Twelve Thai boys are expected to need medical help before they and their football coach can be rescued from the cave complex they've been trapped in for nine days.
The group were found miraculously alive by two British divers after they were cut off underground by flood waters.
The British team last week joined Army rescue workers as they searched the pitch black of the vast Tham Luang cave network in northern Thailand.
Footage of the moment they were found shows the team, dressed in their red strip, looking remarkably calm as they sit on a ledge.
"How many of you?" asks one of the divers. "Thirteen," comes the answer.
Initial reports suggested the boys were too weak to move immediately and would need medical attention before being extracted along perilous flooded passageways to their anxious families who have been holding vigil at the entrance.

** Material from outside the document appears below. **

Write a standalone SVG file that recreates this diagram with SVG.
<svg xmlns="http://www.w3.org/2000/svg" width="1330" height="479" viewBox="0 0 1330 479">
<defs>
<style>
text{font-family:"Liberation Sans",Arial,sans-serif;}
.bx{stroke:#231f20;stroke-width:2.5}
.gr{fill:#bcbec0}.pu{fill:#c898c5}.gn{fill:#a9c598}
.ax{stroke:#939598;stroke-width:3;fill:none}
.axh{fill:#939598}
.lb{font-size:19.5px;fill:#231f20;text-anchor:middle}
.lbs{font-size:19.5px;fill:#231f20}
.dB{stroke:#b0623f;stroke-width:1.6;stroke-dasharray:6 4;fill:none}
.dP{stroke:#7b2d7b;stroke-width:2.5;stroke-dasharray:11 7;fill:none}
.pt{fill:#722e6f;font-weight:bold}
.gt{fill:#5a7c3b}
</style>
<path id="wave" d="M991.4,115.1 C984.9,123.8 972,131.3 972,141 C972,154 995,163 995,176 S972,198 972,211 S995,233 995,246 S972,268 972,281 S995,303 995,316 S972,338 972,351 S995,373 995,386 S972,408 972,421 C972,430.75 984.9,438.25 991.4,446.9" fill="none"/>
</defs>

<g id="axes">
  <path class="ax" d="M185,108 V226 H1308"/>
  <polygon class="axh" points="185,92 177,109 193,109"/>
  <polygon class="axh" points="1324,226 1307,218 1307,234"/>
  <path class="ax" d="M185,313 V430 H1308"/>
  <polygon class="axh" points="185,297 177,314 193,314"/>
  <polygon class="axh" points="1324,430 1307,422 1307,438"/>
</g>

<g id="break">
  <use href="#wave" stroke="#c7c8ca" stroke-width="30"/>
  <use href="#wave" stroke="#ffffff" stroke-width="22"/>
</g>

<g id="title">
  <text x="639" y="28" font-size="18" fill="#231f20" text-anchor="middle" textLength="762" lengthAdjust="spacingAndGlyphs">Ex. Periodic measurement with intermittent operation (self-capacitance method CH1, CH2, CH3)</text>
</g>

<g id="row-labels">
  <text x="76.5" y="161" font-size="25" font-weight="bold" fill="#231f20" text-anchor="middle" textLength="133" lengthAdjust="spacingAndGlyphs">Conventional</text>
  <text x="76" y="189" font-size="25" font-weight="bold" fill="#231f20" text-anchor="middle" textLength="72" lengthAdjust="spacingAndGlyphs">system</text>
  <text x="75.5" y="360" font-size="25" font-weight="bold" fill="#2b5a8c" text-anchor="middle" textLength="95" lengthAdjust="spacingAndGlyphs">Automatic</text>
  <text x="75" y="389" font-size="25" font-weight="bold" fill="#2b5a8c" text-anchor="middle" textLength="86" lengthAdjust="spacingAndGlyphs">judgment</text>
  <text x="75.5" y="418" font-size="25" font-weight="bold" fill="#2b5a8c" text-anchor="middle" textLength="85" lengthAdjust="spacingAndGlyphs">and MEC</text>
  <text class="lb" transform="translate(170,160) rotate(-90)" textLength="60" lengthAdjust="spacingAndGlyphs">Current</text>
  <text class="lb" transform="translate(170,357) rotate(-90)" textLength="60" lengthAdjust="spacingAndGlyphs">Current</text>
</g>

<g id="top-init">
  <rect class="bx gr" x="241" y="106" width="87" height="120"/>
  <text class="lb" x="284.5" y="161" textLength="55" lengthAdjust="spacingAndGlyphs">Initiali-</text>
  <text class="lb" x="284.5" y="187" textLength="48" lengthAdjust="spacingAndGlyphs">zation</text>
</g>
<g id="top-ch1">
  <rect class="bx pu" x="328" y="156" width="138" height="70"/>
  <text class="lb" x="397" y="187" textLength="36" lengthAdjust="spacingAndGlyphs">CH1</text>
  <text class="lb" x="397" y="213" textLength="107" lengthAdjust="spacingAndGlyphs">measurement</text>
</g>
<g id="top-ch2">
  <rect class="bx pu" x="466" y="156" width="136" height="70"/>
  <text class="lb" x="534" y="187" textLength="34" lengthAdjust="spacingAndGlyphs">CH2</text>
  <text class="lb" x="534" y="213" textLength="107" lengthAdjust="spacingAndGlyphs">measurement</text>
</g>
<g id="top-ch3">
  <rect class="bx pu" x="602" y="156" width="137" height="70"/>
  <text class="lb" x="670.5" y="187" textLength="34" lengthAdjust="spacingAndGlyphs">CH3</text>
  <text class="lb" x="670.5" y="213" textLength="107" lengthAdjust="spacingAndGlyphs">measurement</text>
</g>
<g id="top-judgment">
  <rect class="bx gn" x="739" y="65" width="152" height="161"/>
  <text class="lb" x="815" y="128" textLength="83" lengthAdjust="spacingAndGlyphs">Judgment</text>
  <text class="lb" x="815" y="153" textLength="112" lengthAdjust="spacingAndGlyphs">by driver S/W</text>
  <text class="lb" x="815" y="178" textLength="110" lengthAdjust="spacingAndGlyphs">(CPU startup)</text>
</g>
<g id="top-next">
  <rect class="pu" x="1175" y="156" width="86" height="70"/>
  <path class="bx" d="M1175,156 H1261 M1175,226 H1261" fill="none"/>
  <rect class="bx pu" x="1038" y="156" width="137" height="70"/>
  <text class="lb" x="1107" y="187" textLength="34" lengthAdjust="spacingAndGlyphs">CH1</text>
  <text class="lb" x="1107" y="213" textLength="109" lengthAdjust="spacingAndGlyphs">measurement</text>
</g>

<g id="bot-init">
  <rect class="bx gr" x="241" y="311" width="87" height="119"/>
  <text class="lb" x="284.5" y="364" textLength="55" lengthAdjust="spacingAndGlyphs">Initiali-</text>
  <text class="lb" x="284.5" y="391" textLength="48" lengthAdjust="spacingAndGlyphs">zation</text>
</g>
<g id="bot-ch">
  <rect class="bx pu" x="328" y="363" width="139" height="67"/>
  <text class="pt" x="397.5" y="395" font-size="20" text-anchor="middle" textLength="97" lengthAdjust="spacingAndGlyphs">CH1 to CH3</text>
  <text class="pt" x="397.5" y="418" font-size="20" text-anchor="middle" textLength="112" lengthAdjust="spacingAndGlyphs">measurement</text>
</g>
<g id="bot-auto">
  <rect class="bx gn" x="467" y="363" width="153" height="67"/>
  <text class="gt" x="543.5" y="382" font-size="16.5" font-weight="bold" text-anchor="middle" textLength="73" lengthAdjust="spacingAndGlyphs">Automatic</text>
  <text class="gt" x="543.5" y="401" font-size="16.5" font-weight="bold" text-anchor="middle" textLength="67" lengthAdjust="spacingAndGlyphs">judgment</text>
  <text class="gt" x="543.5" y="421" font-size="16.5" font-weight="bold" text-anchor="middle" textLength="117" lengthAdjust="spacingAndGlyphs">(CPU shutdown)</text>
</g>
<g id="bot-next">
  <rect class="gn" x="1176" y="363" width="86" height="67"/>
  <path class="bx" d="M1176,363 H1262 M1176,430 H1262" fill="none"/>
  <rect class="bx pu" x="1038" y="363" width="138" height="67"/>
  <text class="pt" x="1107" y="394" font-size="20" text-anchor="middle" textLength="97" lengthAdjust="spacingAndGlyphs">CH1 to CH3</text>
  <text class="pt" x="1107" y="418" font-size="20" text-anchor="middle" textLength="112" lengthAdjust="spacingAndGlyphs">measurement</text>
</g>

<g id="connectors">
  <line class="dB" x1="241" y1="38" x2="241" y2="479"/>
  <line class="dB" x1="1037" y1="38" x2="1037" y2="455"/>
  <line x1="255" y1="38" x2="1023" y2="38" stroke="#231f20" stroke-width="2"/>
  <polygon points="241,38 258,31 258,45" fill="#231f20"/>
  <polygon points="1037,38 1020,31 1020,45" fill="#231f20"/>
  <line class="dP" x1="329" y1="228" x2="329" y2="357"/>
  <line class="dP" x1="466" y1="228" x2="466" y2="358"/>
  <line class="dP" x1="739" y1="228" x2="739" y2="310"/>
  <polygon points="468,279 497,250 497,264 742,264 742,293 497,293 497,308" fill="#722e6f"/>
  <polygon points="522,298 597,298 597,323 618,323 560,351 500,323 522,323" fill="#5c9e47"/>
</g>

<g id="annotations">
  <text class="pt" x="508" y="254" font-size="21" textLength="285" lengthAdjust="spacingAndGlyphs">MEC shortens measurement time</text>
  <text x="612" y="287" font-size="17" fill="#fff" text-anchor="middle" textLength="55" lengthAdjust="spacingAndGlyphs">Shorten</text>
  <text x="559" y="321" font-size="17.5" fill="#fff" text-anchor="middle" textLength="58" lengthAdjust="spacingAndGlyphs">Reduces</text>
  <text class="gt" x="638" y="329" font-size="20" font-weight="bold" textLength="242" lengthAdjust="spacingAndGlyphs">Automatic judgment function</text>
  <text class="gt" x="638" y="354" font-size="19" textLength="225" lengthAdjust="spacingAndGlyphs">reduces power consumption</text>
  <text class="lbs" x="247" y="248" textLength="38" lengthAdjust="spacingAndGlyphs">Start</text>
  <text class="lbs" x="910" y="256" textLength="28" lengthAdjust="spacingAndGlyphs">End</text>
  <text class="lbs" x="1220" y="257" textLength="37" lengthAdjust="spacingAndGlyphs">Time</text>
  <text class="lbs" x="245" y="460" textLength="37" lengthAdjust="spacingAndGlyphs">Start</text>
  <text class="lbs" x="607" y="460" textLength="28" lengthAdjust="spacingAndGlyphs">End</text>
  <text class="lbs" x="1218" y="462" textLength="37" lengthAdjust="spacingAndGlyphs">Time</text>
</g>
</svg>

The two British rescuers, believed to be Rick Stanton and John Volanthen, from the British Cave Rescue Council, were part of a team flown into Thailand early last week as hope began to run out for the missing footballers.
Outside the entrance a woman, presumably a female relative, clutched an iPad showing pictures of some of the boys, with relief and joy spreading over her own face.
The news was immediately greeted by jubilant cheering from exhausted rescuers who have worked around the clock in treacherous conditions to locate and retrieve the children.
Four British rescuers in total joined Navy Seals and soldiers in the desperate search.
The Britons reportedly descended a chimney, abseiling about 40m and sending back helmet-cam pictures.
One of the cavers, Rob Harper, said they were using old surveys as well as maps from recent expeditions to search the far end of the cave system, using a chamber-by-chamber check.
British caver Vern Unsworth, who is familiar with the 5km long Tham Luang cavern, also joined the search.
Other rescue teams used drones, dogs, underwater cables and drilled through the cave walls in their efforts to locate the group.
When word reached the families that the 12 boys, aged between 11 and 16, and their coach, 25, had been found, the Thai Government livestreamed the scenes to the nation, which has been gripped by the desperate search after they became trapped inside the 9.6km-long labyrinth by rising floodwaters caused by heavy monsoon rainfall.
Bill Whitehouse, vice-chairman of the British Cave Rescue Council, said he had expected the Britons to reach the group first because they were by far the most experienced involved in the search. But he said some of the hardest work was still to come as they co-ordinated a dangerous rescue.
"The were doing the push-ahead and laying down the guidelines for others to follow," he said. "It is completely restricted with very dark tunnels and poor conditions, mud banks and areas that need excavating.
"They pushed forward on each dive, laying line and clearing the way."
They were followed by Seal divers leaving dumps of air bottles for a rescue operation, he added.
Whitehouse said that when the Brits arrived last week they did a couple of reconnaissance dives to assess the situation. But conditions rapidly and "cataclysmically" worsened over the weekend as bad weather meant rising water and a strong current before the rain eased off and diving could begin again.
He added: "Diving them out will not be an easy process. It is difficult enough with just one person but when you have several terrified children who are not divers ...
"It will take a lot of planning, a lot of equipment and a lot of preparation."
In 2010, Volanthen and Stanton were commended for their roles in a dramatic eight-day search for a potholer who was attempting to map tunnels in the Ardeche Gorges underground tunnel complex in France.
They found his body 780m from the mouth of the cave.
The boys were found close to a large, airy chamber known as "Pattaya Beach" – located more than 6.4km inside the cave – where rescuers had focused their efforts in recent days.
The cave is one of Thailand's longest and a major tourist attraction during the dry season. Visitors are usually only allowed up to 800m inside because the cavern has a reputation for being difficult to navigate.
Officials said the boys knew the site well and had visited many times before, encouraging their frantic relatives that the children were athletic and strong and capable of surviving the ordeal by drinking rainwater.
The boys' families have been camping in the mud, praying outside the entrance to the cave, close to where the boys had left their football boots, backpacks and bicycles as they set off on their adventure.